▶ **Description of the task**
Make an exact copy, from the records below, of the lines from the line containing "Output the component" to the line containing "import * as", both lines included, excluding pictures.

[begin Data supplied]

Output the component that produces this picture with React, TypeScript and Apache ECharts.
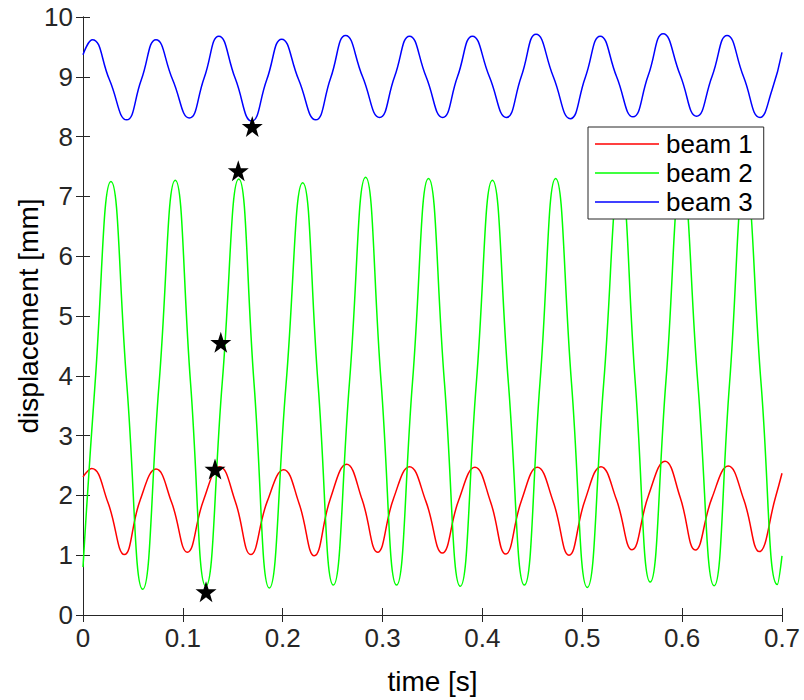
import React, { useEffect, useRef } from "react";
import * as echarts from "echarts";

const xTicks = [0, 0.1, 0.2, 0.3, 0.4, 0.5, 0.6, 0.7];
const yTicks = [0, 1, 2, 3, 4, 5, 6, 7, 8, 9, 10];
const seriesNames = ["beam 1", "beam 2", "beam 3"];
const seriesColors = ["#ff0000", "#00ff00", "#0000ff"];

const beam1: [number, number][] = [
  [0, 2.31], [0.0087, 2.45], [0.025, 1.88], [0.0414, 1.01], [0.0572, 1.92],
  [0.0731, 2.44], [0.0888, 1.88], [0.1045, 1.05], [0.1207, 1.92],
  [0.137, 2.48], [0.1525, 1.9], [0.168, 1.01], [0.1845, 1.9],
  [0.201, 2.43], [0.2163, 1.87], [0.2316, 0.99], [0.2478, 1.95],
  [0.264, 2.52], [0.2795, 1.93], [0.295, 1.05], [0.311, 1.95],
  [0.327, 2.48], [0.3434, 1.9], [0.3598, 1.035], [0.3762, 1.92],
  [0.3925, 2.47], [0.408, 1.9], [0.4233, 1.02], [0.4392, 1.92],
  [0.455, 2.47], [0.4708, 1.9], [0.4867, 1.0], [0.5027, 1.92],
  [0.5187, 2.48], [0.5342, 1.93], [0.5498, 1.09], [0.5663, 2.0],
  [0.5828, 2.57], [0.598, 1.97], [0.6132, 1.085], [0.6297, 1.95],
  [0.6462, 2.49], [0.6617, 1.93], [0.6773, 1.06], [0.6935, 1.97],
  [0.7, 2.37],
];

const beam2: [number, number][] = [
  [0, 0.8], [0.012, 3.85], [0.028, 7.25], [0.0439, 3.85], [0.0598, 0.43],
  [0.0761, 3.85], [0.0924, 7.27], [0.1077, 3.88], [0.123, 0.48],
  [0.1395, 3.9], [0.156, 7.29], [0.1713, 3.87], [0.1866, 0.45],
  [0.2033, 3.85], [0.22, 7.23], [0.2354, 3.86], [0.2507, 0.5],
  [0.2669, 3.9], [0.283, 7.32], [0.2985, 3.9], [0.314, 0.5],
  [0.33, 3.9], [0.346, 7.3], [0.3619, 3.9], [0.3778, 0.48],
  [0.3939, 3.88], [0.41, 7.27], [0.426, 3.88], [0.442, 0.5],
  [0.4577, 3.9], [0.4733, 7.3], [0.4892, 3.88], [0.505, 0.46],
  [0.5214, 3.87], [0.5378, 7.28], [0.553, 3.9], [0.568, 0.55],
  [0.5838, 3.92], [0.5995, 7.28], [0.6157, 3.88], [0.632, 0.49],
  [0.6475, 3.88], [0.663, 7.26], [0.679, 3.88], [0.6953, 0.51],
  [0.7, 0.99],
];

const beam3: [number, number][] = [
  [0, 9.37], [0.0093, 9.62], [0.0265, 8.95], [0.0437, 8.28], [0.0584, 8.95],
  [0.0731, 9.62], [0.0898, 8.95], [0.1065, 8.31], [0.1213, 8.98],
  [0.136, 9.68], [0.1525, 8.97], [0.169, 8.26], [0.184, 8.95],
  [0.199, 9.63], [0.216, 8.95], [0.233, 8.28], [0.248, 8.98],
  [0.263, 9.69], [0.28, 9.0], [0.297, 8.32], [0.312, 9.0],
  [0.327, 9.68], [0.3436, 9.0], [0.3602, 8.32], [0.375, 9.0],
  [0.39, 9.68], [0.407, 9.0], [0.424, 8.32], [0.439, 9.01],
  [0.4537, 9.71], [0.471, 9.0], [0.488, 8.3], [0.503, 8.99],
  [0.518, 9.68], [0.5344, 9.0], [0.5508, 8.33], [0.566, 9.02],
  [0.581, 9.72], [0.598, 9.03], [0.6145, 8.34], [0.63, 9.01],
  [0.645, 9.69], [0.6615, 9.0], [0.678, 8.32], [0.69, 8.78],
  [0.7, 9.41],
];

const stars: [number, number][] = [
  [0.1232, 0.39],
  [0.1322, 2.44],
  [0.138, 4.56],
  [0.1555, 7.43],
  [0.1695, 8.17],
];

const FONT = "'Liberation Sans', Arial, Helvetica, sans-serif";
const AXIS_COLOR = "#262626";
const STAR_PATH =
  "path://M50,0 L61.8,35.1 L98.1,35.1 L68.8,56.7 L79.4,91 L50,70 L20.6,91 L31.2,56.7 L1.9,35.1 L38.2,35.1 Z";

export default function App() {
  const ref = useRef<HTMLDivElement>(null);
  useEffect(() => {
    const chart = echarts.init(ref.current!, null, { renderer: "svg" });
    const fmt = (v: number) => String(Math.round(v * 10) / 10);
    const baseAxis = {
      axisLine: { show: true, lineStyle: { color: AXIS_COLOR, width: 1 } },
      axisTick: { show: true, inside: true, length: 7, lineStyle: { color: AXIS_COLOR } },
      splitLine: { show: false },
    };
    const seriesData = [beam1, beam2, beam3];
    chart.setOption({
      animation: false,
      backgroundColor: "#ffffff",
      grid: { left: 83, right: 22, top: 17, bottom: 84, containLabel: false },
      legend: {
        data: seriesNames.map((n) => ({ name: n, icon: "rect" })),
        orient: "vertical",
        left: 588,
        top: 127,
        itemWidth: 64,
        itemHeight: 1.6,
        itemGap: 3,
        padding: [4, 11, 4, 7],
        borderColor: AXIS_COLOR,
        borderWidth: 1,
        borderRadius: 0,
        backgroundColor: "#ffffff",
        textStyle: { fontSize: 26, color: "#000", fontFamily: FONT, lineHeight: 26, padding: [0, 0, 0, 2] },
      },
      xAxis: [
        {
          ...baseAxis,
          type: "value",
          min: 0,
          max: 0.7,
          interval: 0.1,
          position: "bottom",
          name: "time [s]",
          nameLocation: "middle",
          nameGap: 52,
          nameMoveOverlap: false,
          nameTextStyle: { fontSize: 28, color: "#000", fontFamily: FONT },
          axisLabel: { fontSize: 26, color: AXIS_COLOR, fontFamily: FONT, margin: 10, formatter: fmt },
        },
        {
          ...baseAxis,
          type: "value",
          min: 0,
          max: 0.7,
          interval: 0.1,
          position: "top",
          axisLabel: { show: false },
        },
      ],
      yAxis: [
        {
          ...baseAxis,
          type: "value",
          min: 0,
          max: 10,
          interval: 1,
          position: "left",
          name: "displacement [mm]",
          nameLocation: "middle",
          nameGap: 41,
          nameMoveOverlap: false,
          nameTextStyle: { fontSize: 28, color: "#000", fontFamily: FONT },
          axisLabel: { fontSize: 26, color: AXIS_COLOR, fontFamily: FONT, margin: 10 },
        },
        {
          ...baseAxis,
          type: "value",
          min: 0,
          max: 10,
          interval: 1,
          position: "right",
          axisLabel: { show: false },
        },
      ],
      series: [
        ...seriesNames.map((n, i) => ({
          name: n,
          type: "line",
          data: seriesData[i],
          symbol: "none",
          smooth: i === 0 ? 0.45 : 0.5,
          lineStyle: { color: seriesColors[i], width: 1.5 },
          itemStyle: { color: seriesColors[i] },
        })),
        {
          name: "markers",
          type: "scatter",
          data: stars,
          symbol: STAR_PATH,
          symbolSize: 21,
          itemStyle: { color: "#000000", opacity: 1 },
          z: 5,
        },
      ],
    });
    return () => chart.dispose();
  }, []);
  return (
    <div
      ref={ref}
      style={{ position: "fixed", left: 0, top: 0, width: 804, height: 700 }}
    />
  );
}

[end Data supplied]
[begin Data supplied]

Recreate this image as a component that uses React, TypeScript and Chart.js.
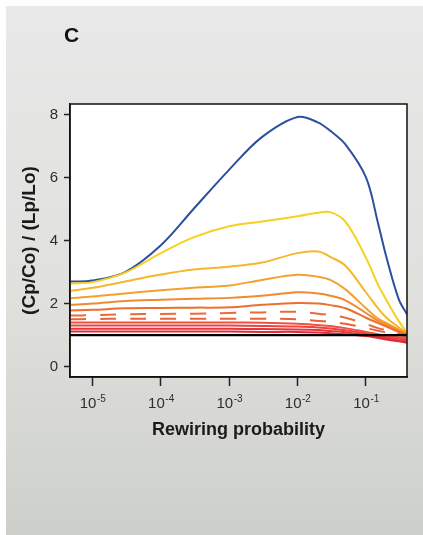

[end Data supplied]

▶ **Task solution**
Output the component that produces this picture with React, TypeScript and Apache ECharts.
import React, { useEffect, useRef } from "react";
import * as echarts from "echarts";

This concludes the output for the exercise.